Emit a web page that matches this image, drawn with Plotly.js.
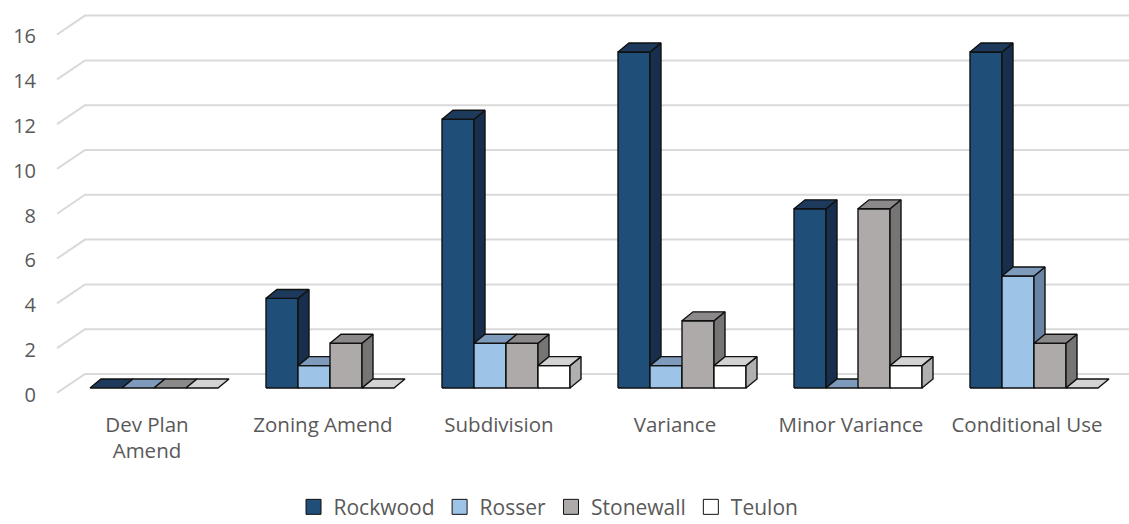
<!DOCTYPE html>
<html>
<head>
<meta charset="utf-8">
<script src="https://cdn.plot.ly/plotly-3.0.1.min.js"></script>
<style>
  html, body { margin: 0; padding: 0; background: #ffffff; }
  #chart { width: 1129px; height: 524px; }
</style>
</head>
<body>
<div id="chart"></div>
<script>
// Applications by type and municipality
const categories = ['Dev Plan<br>Amend', 'Zoning Amend', 'Subdivision', 'Variance', 'Minor Variance', 'Conditional Use'];
const seriesNames = ['Rockwood', 'Rosser', 'Stonewall', 'Teulon'];
const rockwood  = [0, 4, 12, 15, 8, 15];
const rosser    = [0, 1, 2, 1, 0, 5];
const stonewall = [0, 2, 2, 3, 8, 2];
const teulon    = [0, 0, 1, 1, 1, 0];
const yTicks    = [0, 2, 4, 6, 8, 10, 12, 14, 16];

// Face colours per series: front, top, side
const palette = [
  { front: '#1F4E79', top: '#1D3A5D', side: '#172F4C' },
  { front: '#9DC3E6', top: '#7F9BBB', side: '#6A84A4' },
  { front: '#AEAAAA', top: '#8B8989', side: '#767474' },
  { front: '#FFFFFF', top: '#D3D3D3', side: '#B0B0B0' }
];

// Pseudo-3D geometry in axis units (one category = 1 x unit)
const BAR_W = 32 / 176;        // width of one bar
const DEPTH_X = 11 / 176;      // receding offset of bar depth
const DEPTH_Y = 0.40;
const FLOOR_FRONT = -0.22;     // floor front edge relative to bar front
const WALL_BACK = 0.625;       // back wall relative to bar front
const FLOOR_X_FRONT = -0.551;  // left end of floor front edge
const FLOOR_X_BACK = -0.392;   // left end of back wall
const X_RANGE = [-0.6193, 5.5398];
const Y_RANGE = [-0.536, 17.321];

const values = [rockwood, rosser, stonewall, teulon];
const traces = [];

// Back-wall gridlines with their receding floor segment on the left
const gx = [], gy = [];
yTicks.forEach(t => {
  gx.push(FLOOR_X_FRONT, FLOOR_X_BACK, X_RANGE[1] + 0.1, null);
  gy.push(t + FLOOR_FRONT, t + WALL_BACK, t + WALL_BACK, null);
});
traces.push({
  type: 'scatter', mode: 'lines', x: gx, y: gy,
  line: { color: '#D9D9D9', width: 2 },
  hoverinfo: 'skip', showlegend: false
});

const edge = { color: '#111111', width: 1.4 };

values.forEach((vals, j) => {
  const front = { x: [], y: [] }, side = { x: [], y: [] }, top = { x: [], y: [] };
  vals.forEach((v, i) => {
    const x0 = i + (j - 2) * BAR_W;
    const x1 = x0 + BAR_W;
    if (v > 0) {
      front.x.push(x0, x1, x1, x0, x0, null);
      front.y.push(0, 0, v, v, 0, null);
      side.x.push(x1, x1 + DEPTH_X, x1 + DEPTH_X, x1, x1, null);
      side.y.push(0, DEPTH_Y, v + DEPTH_Y, v, 0, null);
    }
    top.x.push(x0, x1, x1 + DEPTH_X, x0 + DEPTH_X, x0, null);
    top.y.push(v, v, v + DEPTH_Y, v + DEPTH_Y, v, null);
  });
  const c = palette[j];
  [[front, c.front], [side, c.side], [top, c.top]].forEach(([poly, col]) => {
    traces.push({
      type: 'scatter', mode: 'lines', x: poly.x, y: poly.y,
      fill: 'toself', fillcolor: col, line: edge,
      connectgaps: false, hoverinfo: 'skip', showlegend: false
    });
  });
});

// Legend entries
seriesNames.forEach((name, j) => {
  traces.push({
    type: 'scatter', mode: 'markers', x: [null], y: [null], name: name,
    marker: { symbol: 'square', size: 15, color: palette[j].front,
              line: { color: '#111111', width: 1 } },
    hoverinfo: 'skip', showlegend: true
  });
});

const layout = {
  width: 1129, height: 524,
  margin: { l: 45, r: 0, t: 0, b: 124, autoexpand: false },
  paper_bgcolor: '#FFFFFF', plot_bgcolor: 'rgba(0,0,0,0)',
  font: { family: '"Open Sans", sans-serif', color: '#595959', size: 20 },
  xaxis: {
    range: X_RANGE, showgrid: false, zeroline: false, showline: false,
    tickvals: categories.map((_, i) => i - 0.04), ticktext: categories,
    ticks: '', ticklabelstandoff: 10,
    tickfont: { size: 20.5, color: '#595959' }, fixedrange: true
  },
  yaxis: {
    range: Y_RANGE, showgrid: false, zeroline: false, showline: false,
    tickvals: yTicks.map(t => t - 0.3), ticktext: yTicks.map(String),
    ticks: '', ticklabelstandoff: 8,
    tickfont: { size: 20, color: '#595959' }, fixedrange: true
  },
  showlegend: true,
  legend: {
    orientation: 'h', x: 0.4645, xanchor: 'center', y: -0.268, yanchor: 'middle',
    font: { size: 21, color: '#595959' }, bgcolor: 'rgba(0,0,0,0)'
  }
};

Plotly.newPlot('chart', traces, layout, { staticPlot: true });
</script>
</body>
</html>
━━━━
§ TASK INSTRUCTIONS:
The material above must be printed exactly, with its pictures left out.

§ CORRECT OUTPUT:
Emit a web page that matches this image, drawn with Plotly.js.
<!DOCTYPE html>
<html>
<head>
<meta charset="utf-8">
<script src="https://cdn.plot.ly/plotly-3.0.1.min.js"></script>
<style>
  html, body { margin: 0; padding: 0; background: #ffffff; }
  #chart { width: 1129px; height: 524px; }
</style>
</head>
<body>
<div id="chart"></div>
<script>
// Applications by type and municipality
const categories = ['Dev Plan<br>Amend', 'Zoning Amend', 'Subdivision', 'Variance', 'Minor Variance', 'Conditional Use'];
const seriesNames = ['Rockwood', 'Rosser', 'Stonewall', 'Teulon'];
const rockwood  = [0, 4, 12, 15, 8, 15];
const rosser    = [0, 1, 2, 1, 0, 5];
const stonewall = [0, 2, 2, 3, 8, 2];
const teulon    = [0, 0, 1, 1, 1, 0];
const yTicks    = [0, 2, 4, 6, 8, 10, 12, 14, 16];

// Face colours per series: front, top, side
const palette = [
  { front: '#1F4E79', top: '#1D3A5D', side: '#172F4C' },
  { front: '#9DC3E6', top: '#7F9BBB', side: '#6A84A4' },
  { front: '#AEAAAA', top: '#8B8989', side: '#767474' },
  { front: '#FFFFFF', top: '#D3D3D3', side: '#B0B0B0' }
];

// Pseudo-3D geometry in axis units (one category = 1 x unit)
const BAR_W = 32 / 176;        // width of one bar
const DEPTH_X = 11 / 176;      // receding offset of bar depth
const DEPTH_Y = 0.40;
const FLOOR_FRONT = -0.22;     // floor front edge relative to bar front
const WALL_BACK = 0.625;       // back wall relative to bar front
const FLOOR_X_FRONT = -0.551;  // left end of floor front edge
const FLOOR_X_BACK = -0.392;   // left end of back wall
const X_RANGE = [-0.6193, 5.5398];
const Y_RANGE = [-0.536, 17.321];

const values = [rockwood, rosser, stonewall, teulon];
const traces = [];

// Back-wall gridlines with their receding floor segment on the left
const gx = [], gy = [];
yTicks.forEach(t => {
  gx.push(FLOOR_X_FRONT, FLOOR_X_BACK, X_RANGE[1] + 0.1, null);
  gy.push(t + FLOOR_FRONT, t + WALL_BACK, t + WALL_BACK, null);
});
traces.push({
  type: 'scatter', mode: 'lines', x: gx, y: gy,
  line: { color: '#D9D9D9', width: 2 },
  hoverinfo: 'skip', showlegend: false
});

const edge = { color: '#111111', width: 1.4 };

values.forEach((vals, j) => {
  const front = { x: [], y: [] }, side = { x: [], y: [] }, top = { x: [], y: [] };
  vals.forEach((v, i) => {
    const x0 = i + (j - 2) * BAR_W;
    const x1 = x0 + BAR_W;
    if (v > 0) {
      front.x.push(x0, x1, x1, x0, x0, null);
      front.y.push(0, 0, v, v, 0, null);
      side.x.push(x1, x1 + DEPTH_X, x1 + DEPTH_X, x1, x1, null);
      side.y.push(0, DEPTH_Y, v + DEPTH_Y, v, 0, null);
    }
    top.x.push(x0, x1, x1 + DEPTH_X, x0 + DEPTH_X, x0, null);
    top.y.push(v, v, v + DEPTH_Y, v + DEPTH_Y, v, null);
  });
  const c = palette[j];
  [[front, c.front], [side, c.side], [top, c.top]].forEach(([poly, col]) => {
    traces.push({
      type: 'scatter', mode: 'lines', x: poly.x, y: poly.y,
      fill: 'toself', fillcolor: col, line: edge,
      connectgaps: false, hoverinfo: 'skip', showlegend: false
    });
  });
});

// Legend entries
seriesNames.forEach((name, j) => {
  traces.push({
    type: 'scatter', mode: 'markers', x: [null], y: [null], name: name,
    marker: { symbol: 'square', size: 15, color: palette[j].front,
              line: { color: '#111111', width: 1 } },
    hoverinfo: 'skip', showlegend: true
  });
});

const layout = {
  width: 1129, height: 524,
  margin: { l: 45, r: 0, t: 0, b: 124, autoexpand: false },
  paper_bgcolor: '#FFFFFF', plot_bgcolor: 'rgba(0,0,0,0)',
  font: { family: '"Open Sans", sans-serif', color: '#595959', size: 20 },
  xaxis: {
    range: X_RANGE, showgrid: false, zeroline: false, showline: false,
    tickvals: categories.map((_, i) => i - 0.04), ticktext: categories,
    ticks: '', ticklabelstandoff: 10,
    tickfont: { size: 20.5, color: '#595959' }, fixedrange: true
  },
  yaxis: {
    range: Y_RANGE, showgrid: false, zeroline: false, showline: false,
    tickvals: yTicks.map(t => t - 0.3), ticktext: yTicks.map(String),
    ticks: '', ticklabelstandoff: 8,
    tickfont: { size: 20, color: '#595959' }, fixedrange: true
  },
  showlegend: true,
  legend: {
    orientation: 'h', x: 0.4645, xanchor: 'center', y: -0.268, yanchor: 'middle',
    font: { size: 21, color: '#595959' }, bgcolor: 'rgba(0,0,0,0)'
  }
};

Plotly.newPlot('chart', traces, layout, { staticPlot: true });
</script>
</body>
</html>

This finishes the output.